E. Naiman (Andrei Platonov and inadmissibility of desire. P. 319) подчеркивает, что в рассказе «Река Потудань» отношение между сексуальностью и утопизмом остается сложным вопросом для автора.

На так называемом пушкинском этапе своего творчества Платонов, по всей видимости, находит известное равновесие между духом и телом. Разочарование в мощных возможностях сознания приводит его к смирению перед телом и к гармоничной репрезентации телесности. Приближаясь к классическому литературному канону, он снимает жестокость в описании физиологических деталей. Почему Платонов в середине 1930-х годов встает на путь «отступления» от жестокой эстетики тела? Испугался ли он взгляда в бездну телесности или просто посчитал, что отошел слишком далеко от нормы современной литературы и литературного канона? Как бы то ни было, «компромиссная» линия в репрезентации тела представлялась ему единственно возможным спасительным «выходом» [485] после крушения утопической антропологии.

485

По поводу проблематики «выхода» в связи с пушкинской эстетикой см. «Пушкин — наш товарищ» и др. статьи Платонова о Пушкине.

16. «Счастливая Москва» и архетип матери в советской культуре 1930-х годов

По мнению Иосифа Бродского, такие писатели, как Бабель, Пильняк, Олеша, Замятин, Булгаков или Зощенко, лишь играли с советским языком, в то время как Андрей Платонов «сам подчинил себя языку эпохи» [486] . Это верно не только по отношению к языку — Платонов подчинил себя также сюжетным схемам и мифам советской культуры. Из неофициальных писателей он является в своем роде самым «пролетарским». Но, как ни парадоксально, именно поэтому он больше других содействовал выворачиванию и разрушению этих схем и мифов изнутри. В своем творчестве Платонов отразил главные этапы становления советской психомифологии 1920–1930-х годов, не только обыгрывая при этом архетипы советской культуры, но часто их даже предугадывая.

486

Цит по изд: Платонов А. Мир творчества. С. 155.

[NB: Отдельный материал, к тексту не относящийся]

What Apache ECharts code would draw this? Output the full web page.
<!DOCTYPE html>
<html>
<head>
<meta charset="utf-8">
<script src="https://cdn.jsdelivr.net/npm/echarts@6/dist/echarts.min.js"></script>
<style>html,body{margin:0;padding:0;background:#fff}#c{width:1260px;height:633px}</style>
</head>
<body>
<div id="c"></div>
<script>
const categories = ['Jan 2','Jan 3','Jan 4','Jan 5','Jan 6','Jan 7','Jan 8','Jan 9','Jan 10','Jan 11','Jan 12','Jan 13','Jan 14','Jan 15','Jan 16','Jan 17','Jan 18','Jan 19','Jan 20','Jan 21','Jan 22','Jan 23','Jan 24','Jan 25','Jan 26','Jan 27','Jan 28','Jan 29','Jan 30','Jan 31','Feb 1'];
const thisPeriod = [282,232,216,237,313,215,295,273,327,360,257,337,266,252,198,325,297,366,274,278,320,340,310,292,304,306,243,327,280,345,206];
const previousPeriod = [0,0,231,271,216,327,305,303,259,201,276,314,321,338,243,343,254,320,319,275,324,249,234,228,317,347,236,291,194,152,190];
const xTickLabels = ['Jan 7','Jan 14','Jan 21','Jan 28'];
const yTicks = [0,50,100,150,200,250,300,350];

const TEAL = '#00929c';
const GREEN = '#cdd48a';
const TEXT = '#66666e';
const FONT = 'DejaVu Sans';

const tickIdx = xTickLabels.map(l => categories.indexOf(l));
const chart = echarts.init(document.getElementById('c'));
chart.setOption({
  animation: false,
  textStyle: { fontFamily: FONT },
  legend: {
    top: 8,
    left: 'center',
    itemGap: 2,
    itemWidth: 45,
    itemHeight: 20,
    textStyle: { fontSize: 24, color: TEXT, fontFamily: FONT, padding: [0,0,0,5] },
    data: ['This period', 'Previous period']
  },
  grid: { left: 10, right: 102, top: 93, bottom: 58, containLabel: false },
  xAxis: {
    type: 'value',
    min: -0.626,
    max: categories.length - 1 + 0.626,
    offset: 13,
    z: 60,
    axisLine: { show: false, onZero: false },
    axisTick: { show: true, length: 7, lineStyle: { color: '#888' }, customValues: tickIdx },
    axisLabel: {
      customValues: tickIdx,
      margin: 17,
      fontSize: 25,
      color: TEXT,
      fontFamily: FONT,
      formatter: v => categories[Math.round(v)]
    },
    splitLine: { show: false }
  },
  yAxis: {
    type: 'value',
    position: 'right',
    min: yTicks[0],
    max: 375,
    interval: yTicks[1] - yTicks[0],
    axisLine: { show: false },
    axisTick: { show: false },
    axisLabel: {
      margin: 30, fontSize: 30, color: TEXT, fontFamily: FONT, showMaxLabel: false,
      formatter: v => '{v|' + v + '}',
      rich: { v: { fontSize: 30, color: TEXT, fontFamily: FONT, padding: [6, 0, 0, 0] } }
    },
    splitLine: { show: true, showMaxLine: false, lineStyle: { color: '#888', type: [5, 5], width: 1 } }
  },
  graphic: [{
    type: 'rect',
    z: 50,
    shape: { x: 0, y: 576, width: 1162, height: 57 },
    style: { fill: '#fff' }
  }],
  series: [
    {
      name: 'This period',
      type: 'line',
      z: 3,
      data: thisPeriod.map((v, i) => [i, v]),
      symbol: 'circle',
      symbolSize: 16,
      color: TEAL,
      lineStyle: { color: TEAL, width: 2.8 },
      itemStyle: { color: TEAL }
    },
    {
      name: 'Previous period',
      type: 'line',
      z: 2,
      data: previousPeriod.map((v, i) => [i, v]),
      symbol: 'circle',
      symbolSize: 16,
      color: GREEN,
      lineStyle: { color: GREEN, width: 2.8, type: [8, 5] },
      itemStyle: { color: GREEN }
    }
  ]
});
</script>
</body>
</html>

Юнговская концепция архетипов позволяет свести множество действующих лиц советского мифа к ограниченному числу основных персонажей. Главные среди них — архетипы героя, мудрого отца, матери и врага [487] . Они находят свое выражение во всех областях культуры — в прессе, кино, массовой песне, литературе, архитектуре, изобразительных искусствах и т. д. Образ героя как воплощение динамического начала встречается во многих вариантах — это герой войны или политический деятель, культурный герой или строитель, герой самосовершенствования или герой самопожертвования. В конце двадцатых годов возникает образ Сталина, занимающего по отношению к героическим сыновьям место мудрого отца и учителя. Наконец, в первой половине тридцатых годов на основе поворота к народу и Родине рождается архетип матери. Все вместе образуют треугольник «Большой семьи» [488] . Дополняется эта картина фигурой врага или вредителя, который в разных масках представляет собой постоянную угрозу «Большой семье».

487

Более подробно см.: Гюнтер X. Архетипы советской культуры // Соцреалистический канон. С. 743–784.

488

См.: Кларк К. Сталинский миф о «Великой семье» // Там же. С. 785–796.

Архетип матери восходит к русской народной традиции и обозначает эмоциональную и вегетативную основу жизни народа в женской репрезентации. Эмоциональный аспект включает такие явления общественной атмосферы, как жизнерадостность, смех, красоту или счастье, а вегетативный полюс — плодовитость, семейную коллективность и т. д. Становление архетипа матери находит свое выражение в новых художественных жанрах: к примеру, в подъеме лирической массовой песни, воспевающей красоту Родины, или в «женском» жанре кинокомедии с кинозвездами Любовью Орловой или Мариной Ладыниной [489] . В изобразительных искусствах первой половины тридцатых годов формируется новый, более женственный идеал женщины, явно отличающийся от того андрогинного типа, который преобладал до конца первой пятилетки [490] . К этим художественным жанрам относится и новая архитектура растительного богатства московской сельскохозяйственной выставки.

489

См.: Булгакова О. Советские красавицы в сталинском кино // Советское богатство. Статьи о культуре, литературе и кино. СПб., 2002. С. 391–411.

490

См.: Bonnell V. E. Iconography of Power. Soviet Political Posters under Lenin and Stalin. University of California Press. Berkeley; Los Angeles; London, 1997. P. 100–135.